Review: A Gift of Bones by Carolyn Haines
By Terrie Farley Moran
October 16, 2018In A Gift of Bones, Christmas comes to Zinnia, Mississippi and Sarah Booth Delaney must solve a case as the holiday approaches, in this new cozy mystery Carolyn Haines.
Take a visual tour through A Gift of Bones with GIFnotes!
I know I’ve reviewed earlier books in the Sarah Booth Delaney series and told you how much fun I have with Sarah Booth and her madcap crew. Because I have a habit of repeating myself, I may have mentioned that I have read every single book in the series. I promise you that each and every book is the perfect combination of humor, mystery and the paranormal.

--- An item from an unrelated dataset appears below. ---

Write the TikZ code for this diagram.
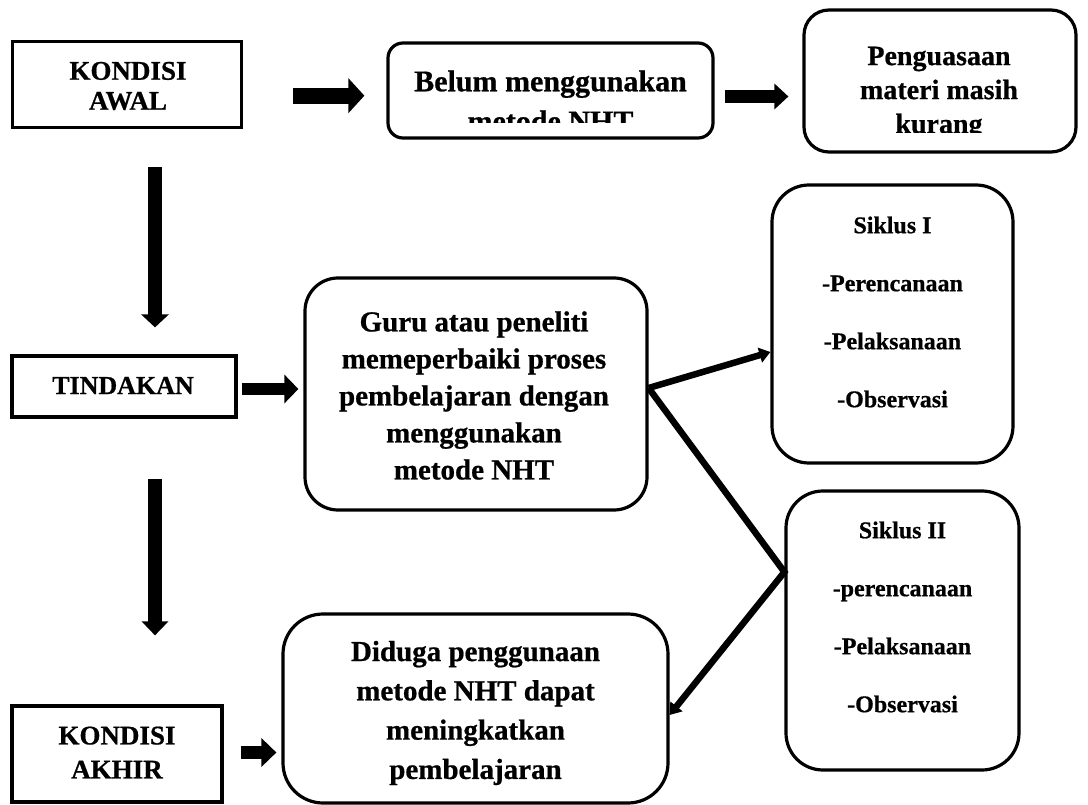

Paranormal? Ah yes, that would be Jitty who is chock full of wisdom and never far from Sarah Booth’s side. So here we are fast approaching Christmas. Sarah Booth is at her home, the very grand Dalia House in Zinnia, Mississippi. She is singing Christmas carols, much to the distress of her Redtick Coondog, Sweetie Pie, and waiting for her handsome lawman, Coleman Peters, to arrive when all of a sudden…
Well, Sarah Booth can tell you:
I whirl around and there, standing at attention, is a life-size nutcracker doll. Brightly painted and filled with the magic of my favorite ballet, he awkwardly steps forward, his wooden jaw opening wide. I could put my whole head in his mouth.
“That’s rather ominous.” I know it’s Jitty, the resident haint of Dahlia House. Jitty was my great-great-great-grandmother Alice Delaney’s nanny. The two women, one black, one white, survived the Civil War together, bonded by friendship and love rather than the law of property. Jitty has remained behind at Dahlia House to be my guardian. And tormenter, would-be boss, conscience, mother confessor, and keeper of the family history.
Most of the time I am not sure what Jitty’s first appearance in a story means. Sometimes she is giving Sarah Booth a hint of things to come. Sometimes her costume and behavior aren’t quite so symbolic; she just wants Sarah Booth’s attention. So the Nutcracker doll costume had me stymied. Their conversation was, in keeping with the season, very family oriented. Sarah Booth would love a message from her long-deceased parents. But when she brought that up, Jitty changed the subject to the possibility of snow in Mississippi for Christmas.
Read an excerpt of A Gift of Bones!
They are interrupted (and of course Jitty disappears) when Madame Tomeeka, aka Tammy Odom, the local psychic, comes to share a recent dream, something to do with Sarah Booth and a Baby Jesus missing from a manger. Right on Tammy’s heels, Cece Dee Falcon, a journalist and friend, bursts into the house all worked up. Her pregnant cousin is missing and Cece has received a ransom note.
We have your cousin Eve. She is due to give birth Christmas Eve. We’ll exchange her, unharmed, for $130,000. Do not tell the law or she will die.
Cece swears Tammy and Sarah Booth to secrecy and begs Sarah Booth for help. Sarah Booth recruits her best friend and partner in the Delaney Detective Agency, Tinkie Bellcase Richmond, to get right on the case. But Cece insisted that law enforcement not be notified and that creates a difficulty of sorts for Sarah Booth. In a phone call with Tinkie, well, Tinkie lays the problem straight out:
I put coffee on to perk and bacon to fry and then called my partner. Tinkie was an early riser, and she answered on the second ring. “We have a case. It involves Cece.” I looked furtively around the kitchen as the bacon sizzled.
“And we can’t tell Coleman.”
“I knew it. I just knew it.” Tinkie was working up a head of steam. “I knew you couldn’t keep your word about being honest with Coleman. You know this will blow up your relationship.”
“Wait a minute—”
“No, you listen to me. Whatever secret you’re keeping, you’d better tell him. I mean it.”
“Come over. And keep your lips zipped if he’s here.”
I know I am repeating myself when I say I have read every book in the series. And here is why I read them: Sarah Booth, Tinkie, and the sometimes annoying but exceptionally entertaining Civil War era-ghost Jitty, are always laugh out loud funny. Their adventures are frenetic and the solutions are heart-warming. You don’t want to miss a single minute of their latest escapade. So hurry up and grab a copy of A Gift of Bones. And I will give you this one tip-off: there may, in fact, be snow in southern Mississippi one glorious Christmas Eve.